Chiu directs the NIH-funded National Center for Macromolecular Imaging, which he founded at Baylor three decades ago. He also directs a new Stanford-SLAC Cryo-EM Center accessible to international scientists under the support of the National Institutes of Health Common Fund. 

The Wallenberg-Bienenstock Professorship honors Arthur I. “Artie” Bienenstock “for his outstanding efforts to strengthen links between Stanford and Swedish universities,” said Peter Wallenberg Jr., chairman of the Knut and Alice Wallenberg Foundation, in announcing the establishment of the endowed chair in 2015. Bienenstock is vice provost and dean of research emeritus at Stanford, as well as an emeritus professor of applied physics and of materials science and engineering at Stanford and of photon science at SLAC. He is also director emeritus of SLAC’s Stanford Synchrotron Radiation Lightsource.

Bienenstock served for more than a decade as Stanford’s Wallenberg Research Link director, fostering relationships between Stanford and Swedish researchers and overseeing the Wallenberg Postdoc Program at the university.
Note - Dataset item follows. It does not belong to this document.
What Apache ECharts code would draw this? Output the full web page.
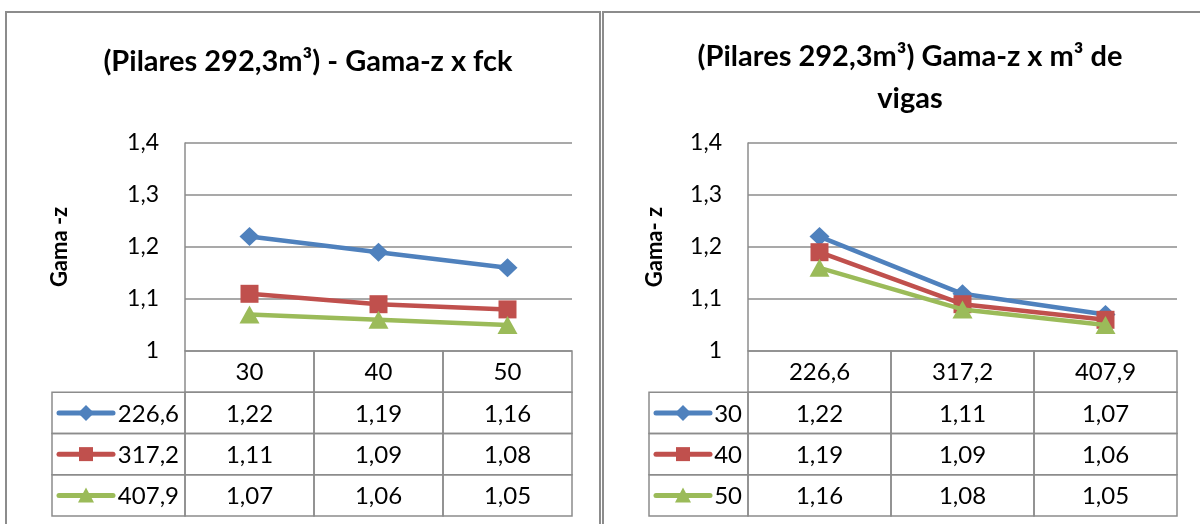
<!DOCTYPE html>
<html>
<head>
<meta charset="utf-8">
<script src="https://cdn.jsdelivr.net/npm/echarts@6/dist/echarts.min.js"></script>
<style>
  html, body { margin: 0; padding: 0; background: #ffffff; }
  #c { width: 1200px; height: 524px; }
</style>
</head>
<body>
<div id="c"></div>
<script>
// ---- Left chart: Gama-z against fck, one line per beam volume (m³) ----
const fckCategories = ['30', '40', '50'];
const beamVolumeNames = ['226,6', '317,2', '407,9'];
const gamaZ_vol226 = [1.22, 1.19, 1.16];
const gamaZ_vol317 = [1.11, 1.09, 1.08];
const gamaZ_vol407 = [1.07, 1.06, 1.05];

// ---- Right chart: Gama-z against beam volume, one line per fck ----
const volumeCategories = ['226,6', '317,2', '407,9'];
const fckNames = ['30', '40', '50'];
const gamaZ_fck30 = [1.22, 1.11, 1.07];
const gamaZ_fck40 = [1.19, 1.09, 1.06];
const gamaZ_fck50 = [1.16, 1.08, 1.05];

// Value axis range shared by both charts
const yMin = 1.0;
const yMax = 1.4;
const yStep = 0.1;

const titleLeft = '(Pilares 292,3m³) - Gama-z x fck';
const titleRight = '(Pilares 292,3m³) Gama-z x m³ de\nvigas';
const yNameLeft = 'Gama -z';
const yNameRight = 'Gama- z';

// ---- Styling ----
const FONT = 'Lato, "Open Sans", sans-serif';
const palette = ['#4F81BD', '#C0504D', '#9BBB59'];
const symbols = ['diamond', 'rect', 'triangle'];
const symbolSizes = [[20, 19], [18, 18], [20, 18]];
const lineGrey = '#8c8c8c';

const commaNum = (v, d) => v.toFixed(d).replace('.', ',');
const tickFmt = v => {
  const r = Math.round(v * 10) / 10;
  return Number.isInteger(r) ? String(r) : commaNum(r, 1);
};

// Small marker drawn inside the data-table legend cells
function keySymbol(i, cx, cy, color) {
  if (i === 0) {
    return { type: 'polygon', shape: { points: [[cx, cy - 8], [cx + 8, cy], [cx, cy + 8], [cx - 8, cy]] }, style: { fill: color } };
  }
  if (i === 1) {
    return { type: 'rect', shape: { x: cx - 7, y: cy - 7, width: 14, height: 14 }, style: { fill: color } };
  }
  return { type: 'polygon', shape: { points: [[cx, cy - 8], [cx + 8, cy + 7], [cx - 8, cy + 7]] }, style: { fill: color } };
}

// Data table under the plot: header row of categories, one row per series
function tableRenderer(cats, names, rows, legendWidth) {
  return function (params, api) {
    const col = api.value(0), row = api.value(1), kind = api.value(2);
    const c = api.coord([col, row]);
    const s = api.size([1, 1]);
    const cs = params.coordSys;
    let cw = s[0];
    const h = s[1];
    let x0 = c[0] - cw / 2;
    const y0 = c[1] - h / 2;
    if (kind === 2) { x0 = cs.x - legendWidth; cw = legendWidth; }
    const children = [{
      type: 'rect', shape: { x: x0, y: y0, width: cw, height: h },
      style: { fill: 'none', stroke: lineGrey, lineWidth: 1.5 }
    }];
    const textStyle = { fontFamily: FONT, fontSize: 24, fill: '#000', verticalAlign: 'middle' };
    if (kind === 2) {
      const i = row - 1;
      const ky = y0 + h / 2;
      const kx0 = x0 + 7, kx1 = x0 + 61;
      children.push({ type: 'line', shape: { x1: kx0, y1: ky, x2: kx1, y2: ky }, style: { stroke: palette[i], lineWidth: 5, lineCap: 'round' } });
      children.push(keySymbol(i, (kx0 + kx1) / 2, ky, palette[i]));
      children.push({ type: 'text', style: Object.assign({ text: names[i], x: x0 + cw - 6, y: ky + 1, align: 'right' }, textStyle) });
    } else {
      const text = kind === 0 ? cats[col] : commaNum(rows[row - 1][col], 2);
      children.push({ type: 'text', style: Object.assign({ text, x: x0 + cw / 2, y: y0 + h / 2 + 1, align: 'center' }, textStyle) });
    }
    return { type: 'group', children };
  };
}

function tableCells(cats, rows) {
  const out = [];
  cats.forEach((_, ci) => out.push([ci, 0, 0]));
  rows.forEach((r, ri) => {
    out.push([0, ri + 1, 2]);
    r.forEach((_, ci) => out.push([ci, ri + 1, 1]));
  });
  return out;
}

// Builds grids/axes/series for one chart panel
function panel(idx, cfg) {
  const g = idx * 2;
  const grids = [
    { left: cfg.left, width: cfg.width, top: 143, height: 208 },
    { left: cfg.left, width: cfg.width, top: 351, height: 165 }
  ];
  const xAxes = [
    { gridIndex: g, type: 'category', data: cfg.cats, boundaryGap: true,
      axisLine: { show: false }, axisTick: { show: false }, axisLabel: { show: false } },
    { gridIndex: g + 1, type: 'category', data: cfg.cats, boundaryGap: true, show: false }
  ];
  const yAxes = [
    { gridIndex: g, type: 'value', min: yMin, max: yMax, interval: yStep,
      name: cfg.yName, nameLocation: 'middle', nameGap: cfg.nameGap, nameRotate: 90,
      nameTextStyle: { fontFamily: FONT, fontSize: 22, fontWeight: 'bold', color: '#000' },
      axisLine: { show: true, lineStyle: { color: lineGrey, width: 1.5 } },
      axisTick: { show: false },
      axisLabel: { formatter: tickFmt, margin: 26, fontFamily: FONT, fontSize: 23, color: '#000' },
      splitLine: { show: true, lineStyle: { color: lineGrey, width: 1.5 } } },
    { gridIndex: g + 1, type: 'category', data: [''].concat(cfg.names), inverse: true, show: false }
  ];
  const series = cfg.rows.map((vals, i) => ({
    type: 'line', name: cfg.names[i], xAxisIndex: g, yAxisIndex: g, data: vals,
    symbol: symbols[i], symbolSize: symbolSizes[i], showAllSymbol: true,
    lineStyle: { color: palette[i], width: 4.5 },
    itemStyle: { color: palette[i] },
    z: 3 + i
  }));
  series.push({
    type: 'custom', xAxisIndex: g + 1, yAxisIndex: g + 1,
    renderItem: tableRenderer(cfg.cats, cfg.names, cfg.rows, cfg.legendWidth),
    data: tableCells(cfg.cats, cfg.rows), clip: false, silent: true
  });
  return { grids, xAxes, yAxes, series };
}

const left = panel(0, {
  left: 185, width: 387, legendWidth: 133, nameGap: 114, yName: yNameLeft,
  cats: fckCategories, names: beamVolumeNames,
  rows: [gamaZ_vol226, gamaZ_vol317, gamaZ_vol407]
});
const right = panel(1, {
  left: 748, width: 429, legendWidth: 99, nameGap: 82, yName: yNameRight,
  cats: volumeCategories, names: fckNames,
  rows: [gamaZ_fck30, gamaZ_fck40, gamaZ_fck50]
});

const titleStyle = { fontFamily: FONT, fontSize: 29, fontWeight: 'bold', color: '#000', lineHeight: 42 };

const chart = echarts.init(document.getElementById('c'), null, { renderer: 'canvas' });
chart.setOption({
  animation: false,
  backgroundColor: '#ffffff',
  title: [
    { text: titleLeft, left: 303, top: 36, textAlign: 'center', textStyle: titleStyle },
    { text: titleRight, left: 905, top: 31, textAlign: 'center', textStyle: titleStyle }
  ],
  graphic: [
    { type: 'rect', shape: { x: 6, y: 12, width: 594, height: 530 }, style: { fill: 'none', stroke: lineGrey, lineWidth: 2 }, silent: true },
    { type: 'rect', shape: { x: 603, y: 12, width: 620, height: 530 }, style: { fill: 'none', stroke: lineGrey, lineWidth: 2 }, silent: true }
  ],
  grid: left.grids.concat(right.grids),
  xAxis: left.xAxes.concat(right.xAxes),
  yAxis: left.yAxes.concat(right.yAxes),
  series: left.series.concat(right.series)
});
</script>
</body>
</html>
The Wallenberg-Bienenstock chair recognizes his long and distinguished service to both SLAC and Stanford.

“This appointment recognizes Wah’s significant contributions to advancing biological discovery,” said SLAC Director Chi-Chang Kao. “Since joining Stanford and SLAC, he has collaborated with faculty and staff to bring the unique capabilities of cryo-EM to important research not only in biology, but also in materials and chemical sciences -- similar to what Artie brought to synchrotron research with his leadership at SSRL. I can’t think of a more appropriate way to recognize and celebrate the strong connections between SLAC and Stanford research that allow us to accelerate progress in so many fields.”

Chiu began his career at the University of California, Berkeley, where he earned a bachelor’s degree in physics and a PhD in biophysics. He did research at DOE’s Lawrence Berkeley National Laboratory and the University of Arizona before moving to Baylor College of Medicine, where he became the Alvin Romansky Professor of Biochemistry, the founding co-director of the W. M. Keck Center for Computational Biology, and founding director of both the Graduate Program in Structural and Computational Biology and Molecular Biophysics and the Center for Protein Folding Machinery.

His research, collaboration and training efforts have been recognized by elected membership to the Academia Sinica, Taiwan and the U.S. National Academy of Sciences, as well as honors including the Distinguished Science Award from the Microscopy Society of America and the Honorary Doctorate of Philosophy from the University of Helsinki, Finland.